───── DATA LISTING ─────

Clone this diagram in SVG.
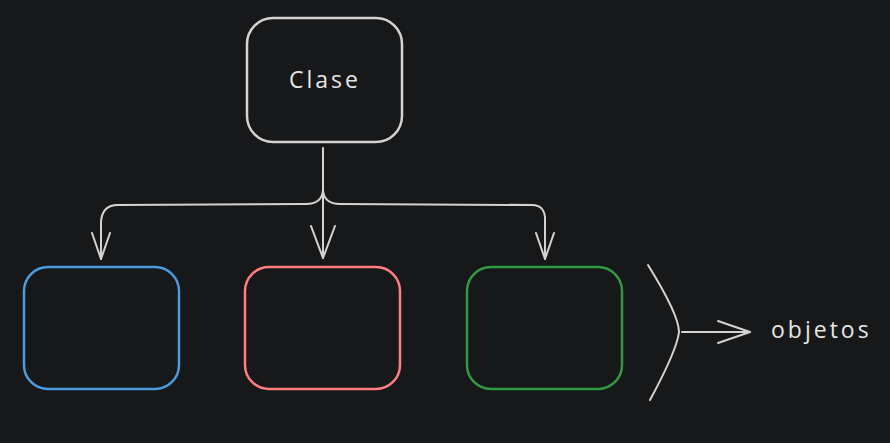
<svg xmlns="http://www.w3.org/2000/svg" width="890" height="443" viewBox="0 0 890 443">
<defs>
<style>
.box{fill:none;stroke-width:2.5;stroke-linejoin:round}
.ln{fill:none;stroke:#d3d3d3;stroke-width:2;stroke-linecap:round;stroke-linejoin:round}
.t{font-family:"Open Sans","DejaVu Sans",sans-serif;font-size:23px;letter-spacing:3px;fill:#e6e6e6}
</style>
</defs>
<rect width="890" height="443" fill="#17181a"/>
<g id="clase">
<rect class="box" x="247" y="18" width="155" height="124" rx="26" stroke="#d3d3d3"/>
<text class="t" x="289" y="88">Clase</text>
</g>
<g id="obj-blue">
<rect class="box" x="24" y="267" width="155" height="122" rx="24" stroke="#4a9be0"/>
</g>
<g id="obj-red">
<rect class="box" x="245" y="267" width="155" height="122" rx="24" stroke="#ff7f7f"/>
</g>
<g id="obj-green">
<rect class="box" x="467" y="267" width="155" height="122" rx="24" stroke="#2f9a44"/>
</g>
<g id="connectors">
<path class="ln" d="M323 148 L323 258"/>
<path class="ln" d="M311 226 L323 258 L335 226"/>
<path class="ln" d="M323 190 Q322 204 306 204 L118 205 Q102 205 101 222 L101 259"/>
<path class="ln" d="M92 233 L101 259 L110 233"/>
<path class="ln" d="M323 190 Q324 204 340 204 L532 205 Q546 205 545 222 L545 259"/>
<path class="ln" d="M536 233 L545 259 L554 233"/>
<path class="ln" d="M648 265 Q679 315 679 332 Q677 350 650 400"/>
<path class="ln" d="M682 332 L750 332"/>
<path class="ln" d="M718 321 L750 332 L718 343"/>
</g>
<g id="label-objetos">
<text class="t" x="771" y="338">objetos</text>
</g>
</svg>
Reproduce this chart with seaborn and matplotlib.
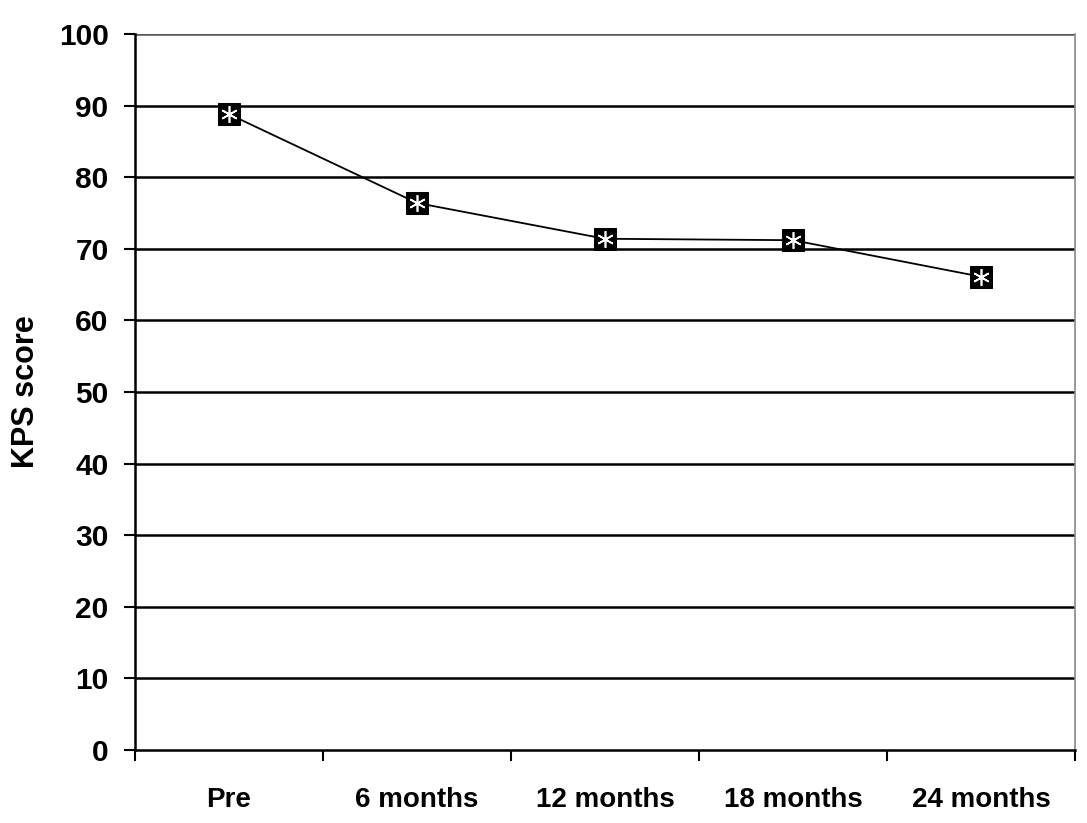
import matplotlib
matplotlib.use("Agg")
import matplotlib.pyplot as plt
import seaborn as sns
import pandas as pd
from matplotlib.ticker import FixedLocator

categories = ["Pre", "6 months", "12 months", "18 months", "24 months"]
kps_scores = [88.8, 76.4, 71.4, 71.2, 66.1]
y_ticks = [0, 10, 20, 30, 40, 50, 60, 70, 80, 90, 100]

sns.set_theme(style="white", rc={"text.color": "black", "axes.labelcolor": "black",
                                 "xtick.color": "black", "ytick.color": "black"})
plt.rcParams['font.family'] = ['Liberation Sans', 'DejaVu Sans']

df = pd.DataFrame({"time": categories, "kps": kps_scores})

fig = plt.figure(figsize=(10.87, 8.23), dpi=100)
ax = fig.add_axes([0.1242, 0.0887, 0.989 - 0.1242, 0.9587 - 0.0887])

for yv in y_ticks[1:-1]:
    ax.axhline(yv, color="black", lw=1.8, zorder=1)
ax.axhline(100, color="#555555", lw=1.8, zorder=1)

sns.lineplot(data=df, x="time", y="kps", ax=ax, color="black", lw=1.3,
             marker="s", markersize=15.5, markerfacecolor="black",
             markeredgecolor="black", zorder=3, sort=False)
ax.plot(range(len(categories)), kps_scores, linestyle="none",
        marker=(6, 2, 0), markersize=12, markeredgecolor="white",
        markeredgewidth=1.2, zorder=4)

ax.set_xlim(-0.5, len(categories) - 0.5)
ax.set_ylim(0, 100)
ax.set_yticks(y_ticks)
ax.set_xticks(range(len(categories)))
ax.set_xticklabels(categories, fontsize=20, fontweight="bold", color="black")
ax.set_yticklabels([str(v) for v in y_ticks], fontsize=21.5, fontweight="bold", color="black")
ax.xaxis.set_minor_locator(FixedLocator([i - 0.5 for i in range(len(categories) + 1)]))
ax.tick_params(axis="x", which="major", length=0, pad=27)
ax.tick_params(axis="x", which="minor", length=8, width=1.5, direction="out",
               bottom=True, color="black")
ax.tick_params(axis="y", which="major", length=8, width=1.5, direction="out",
               left=True, color="black", pad=11)

ax.set_xlabel("")
ax.set_ylabel("KPS score", fontsize=22, fontweight="bold", labelpad=13, color="black")

for s in ["left", "bottom"]:
    ax.spines[s].set_color("black")
    ax.spines[s].set_linewidth(1.8)
ax.spines["top"].set_visible(False)
ax.spines["right"].set_color("#888888")
ax.spines["right"].set_linewidth(1.2)

fig.savefig("out.png", dpi=100, facecolor="white")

─────

**WHAT THE EXERCISE ASKS:** Print the records word for word and exclude any picture they hold.

**REPLY TO THE TASK:**
Clone this diagram in SVG.
<svg xmlns="http://www.w3.org/2000/svg" width="890" height="443" viewBox="0 0 890 443">
<defs>
<style>
.box{fill:none;stroke-width:2.5;stroke-linejoin:round}
.ln{fill:none;stroke:#d3d3d3;stroke-width:2;stroke-linecap:round;stroke-linejoin:round}
.t{font-family:"Open Sans","DejaVu Sans",sans-serif;font-size:23px;letter-spacing:3px;fill:#e6e6e6}
</style>
</defs>
<rect width="890" height="443" fill="#17181a"/>
<g id="clase">
<rect class="box" x="247" y="18" width="155" height="124" rx="26" stroke="#d3d3d3"/>
<text class="t" x="289" y="88">Clase</text>
</g>
<g id="obj-blue">
<rect class="box" x="24" y="267" width="155" height="122" rx="24" stroke="#4a9be0"/>
</g>
<g id="obj-red">
<rect class="box" x="245" y="267" width="155" height="122" rx="24" stroke="#ff7f7f"/>
</g>
<g id="obj-green">
<rect class="box" x="467" y="267" width="155" height="122" rx="24" stroke="#2f9a44"/>
</g>
<g id="connectors">
<path class="ln" d="M323 148 L323 258"/>
<path class="ln" d="M311 226 L323 258 L335 226"/>
<path class="ln" d="M323 190 Q322 204 306 204 L118 205 Q102 205 101 222 L101 259"/>
<path class="ln" d="M92 233 L101 259 L110 233"/>
<path class="ln" d="M323 190 Q324 204 340 204 L532 205 Q546 205 545 222 L545 259"/>
<path class="ln" d="M536 233 L545 259 L554 233"/>
<path class="ln" d="M648 265 Q679 315 679 332 Q677 350 650 400"/>
<path class="ln" d="M682 332 L750 332"/>
<path class="ln" d="M718 321 L750 332 L718 343"/>
</g>
<g id="label-objetos">
<text class="t" x="771" y="338">objetos</text>
</g>
</svg>
Reproduce this chart with seaborn and matplotlib.
import matplotlib
matplotlib.use("Agg")
import matplotlib.pyplot as plt
import seaborn as sns
import pandas as pd
from matplotlib.ticker import FixedLocator

categories = ["Pre", "6 months", "12 months", "18 months", "24 months"]
kps_scores = [88.8, 76.4, 71.4, 71.2, 66.1]
y_ticks = [0, 10, 20, 30, 40, 50, 60, 70, 80, 90, 100]

sns.set_theme(style="white", rc={"text.color": "black", "axes.labelcolor": "black",
                                 "xtick.color": "black", "ytick.color": "black"})
plt.rcParams['font.family'] = ['Liberation Sans', 'DejaVu Sans']

df = pd.DataFrame({"time": categories, "kps": kps_scores})

fig = plt.figure(figsize=(10.87, 8.23), dpi=100)
ax = fig.add_axes([0.1242, 0.0887, 0.989 - 0.1242, 0.9587 - 0.0887])

for yv in y_ticks[1:-1]:
    ax.axhline(yv, color="black", lw=1.8, zorder=1)
ax.axhline(100, color="#555555", lw=1.8, zorder=1)

sns.lineplot(data=df, x="time", y="kps", ax=ax, color="black", lw=1.3,
             marker="s", markersize=15.5, markerfacecolor="black",
             markeredgecolor="black", zorder=3, sort=False)
ax.plot(range(len(categories)), kps_scores, linestyle="none",
        marker=(6, 2, 0), markersize=12, markeredgecolor="white",
        markeredgewidth=1.2, zorder=4)

ax.set_xlim(-0.5, len(categories) - 0.5)
ax.set_ylim(0, 100)
ax.set_yticks(y_ticks)
ax.set_xticks(range(len(categories)))
ax.set_xticklabels(categories, fontsize=20, fontweight="bold", color="black")
ax.set_yticklabels([str(v) for v in y_ticks], fontsize=21.5, fontweight="bold", color="black")
ax.xaxis.set_minor_locator(FixedLocator([i - 0.5 for i in range(len(categories) + 1)]))
ax.tick_params(axis="x", which="major", length=0, pad=27)
ax.tick_params(axis="x", which="minor", length=8, width=1.5, direction="out",
               bottom=True, color="black")
ax.tick_params(axis="y", which="major", length=8, width=1.5, direction="out",
               left=True, color="black", pad=11)

ax.set_xlabel("")
ax.set_ylabel("KPS score", fontsize=22, fontweight="bold", labelpad=13, color="black")

for s in ["left", "bottom"]:
    ax.spines[s].set_color("black")
    ax.spines[s].set_linewidth(1.8)
ax.spines["top"].set_visible(False)
ax.spines["right"].set_color("#888888")
ax.spines["right"].set_linewidth(1.2)

fig.savefig("out.png", dpi=100, facecolor="white")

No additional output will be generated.